** Problem **
Return the first line, the line containing "import plotly.graph_objects as go", and every line between them, exactly as they stand.

** Given data **
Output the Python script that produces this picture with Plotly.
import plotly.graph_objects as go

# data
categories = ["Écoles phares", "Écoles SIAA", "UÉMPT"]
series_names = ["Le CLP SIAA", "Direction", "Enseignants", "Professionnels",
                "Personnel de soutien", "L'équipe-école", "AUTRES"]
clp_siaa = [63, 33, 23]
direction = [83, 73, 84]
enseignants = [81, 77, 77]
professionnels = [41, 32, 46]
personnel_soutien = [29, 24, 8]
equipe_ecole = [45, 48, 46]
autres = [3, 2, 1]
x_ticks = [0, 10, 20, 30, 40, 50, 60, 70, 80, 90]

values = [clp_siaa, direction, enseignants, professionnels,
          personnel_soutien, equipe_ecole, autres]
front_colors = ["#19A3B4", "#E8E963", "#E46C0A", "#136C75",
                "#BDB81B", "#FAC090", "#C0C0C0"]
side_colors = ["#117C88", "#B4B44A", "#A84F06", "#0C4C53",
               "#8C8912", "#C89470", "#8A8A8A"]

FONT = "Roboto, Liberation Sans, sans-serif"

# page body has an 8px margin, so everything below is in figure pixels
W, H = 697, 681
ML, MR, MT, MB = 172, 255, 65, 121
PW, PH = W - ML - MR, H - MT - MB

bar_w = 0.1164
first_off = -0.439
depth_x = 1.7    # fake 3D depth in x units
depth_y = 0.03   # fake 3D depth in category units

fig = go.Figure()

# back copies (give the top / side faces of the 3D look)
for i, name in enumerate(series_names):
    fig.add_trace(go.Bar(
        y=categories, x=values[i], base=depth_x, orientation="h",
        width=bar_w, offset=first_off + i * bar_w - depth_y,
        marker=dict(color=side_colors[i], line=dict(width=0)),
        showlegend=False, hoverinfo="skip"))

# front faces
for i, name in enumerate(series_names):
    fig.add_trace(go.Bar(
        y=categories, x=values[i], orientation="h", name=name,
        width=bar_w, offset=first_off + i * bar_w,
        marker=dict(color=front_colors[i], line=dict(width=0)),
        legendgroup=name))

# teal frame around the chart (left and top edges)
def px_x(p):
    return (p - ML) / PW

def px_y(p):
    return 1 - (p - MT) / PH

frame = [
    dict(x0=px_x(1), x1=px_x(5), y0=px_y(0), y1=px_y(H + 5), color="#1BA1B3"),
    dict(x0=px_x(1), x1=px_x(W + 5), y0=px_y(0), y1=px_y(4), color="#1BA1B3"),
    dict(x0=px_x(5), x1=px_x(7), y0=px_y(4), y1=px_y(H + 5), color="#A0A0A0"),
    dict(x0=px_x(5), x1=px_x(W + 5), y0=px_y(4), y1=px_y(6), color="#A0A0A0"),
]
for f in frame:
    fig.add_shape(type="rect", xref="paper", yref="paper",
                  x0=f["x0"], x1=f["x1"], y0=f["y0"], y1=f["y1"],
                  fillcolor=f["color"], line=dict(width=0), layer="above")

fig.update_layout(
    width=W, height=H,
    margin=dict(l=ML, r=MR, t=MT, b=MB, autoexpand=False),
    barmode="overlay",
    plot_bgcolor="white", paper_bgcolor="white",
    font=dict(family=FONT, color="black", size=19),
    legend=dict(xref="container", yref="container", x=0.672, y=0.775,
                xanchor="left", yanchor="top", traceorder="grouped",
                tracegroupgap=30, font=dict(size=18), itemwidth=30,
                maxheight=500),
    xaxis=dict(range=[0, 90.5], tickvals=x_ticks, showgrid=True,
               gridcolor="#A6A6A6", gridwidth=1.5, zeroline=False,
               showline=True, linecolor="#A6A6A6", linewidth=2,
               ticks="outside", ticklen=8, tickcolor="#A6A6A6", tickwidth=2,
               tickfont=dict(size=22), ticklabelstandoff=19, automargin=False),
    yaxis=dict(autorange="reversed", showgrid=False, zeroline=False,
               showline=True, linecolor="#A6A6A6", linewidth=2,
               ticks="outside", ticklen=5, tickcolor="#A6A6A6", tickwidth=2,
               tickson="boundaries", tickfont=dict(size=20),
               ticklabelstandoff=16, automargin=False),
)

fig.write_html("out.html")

** Task answer **
Output the Python script that produces this picture with Plotly.
import plotly.graph_objects as go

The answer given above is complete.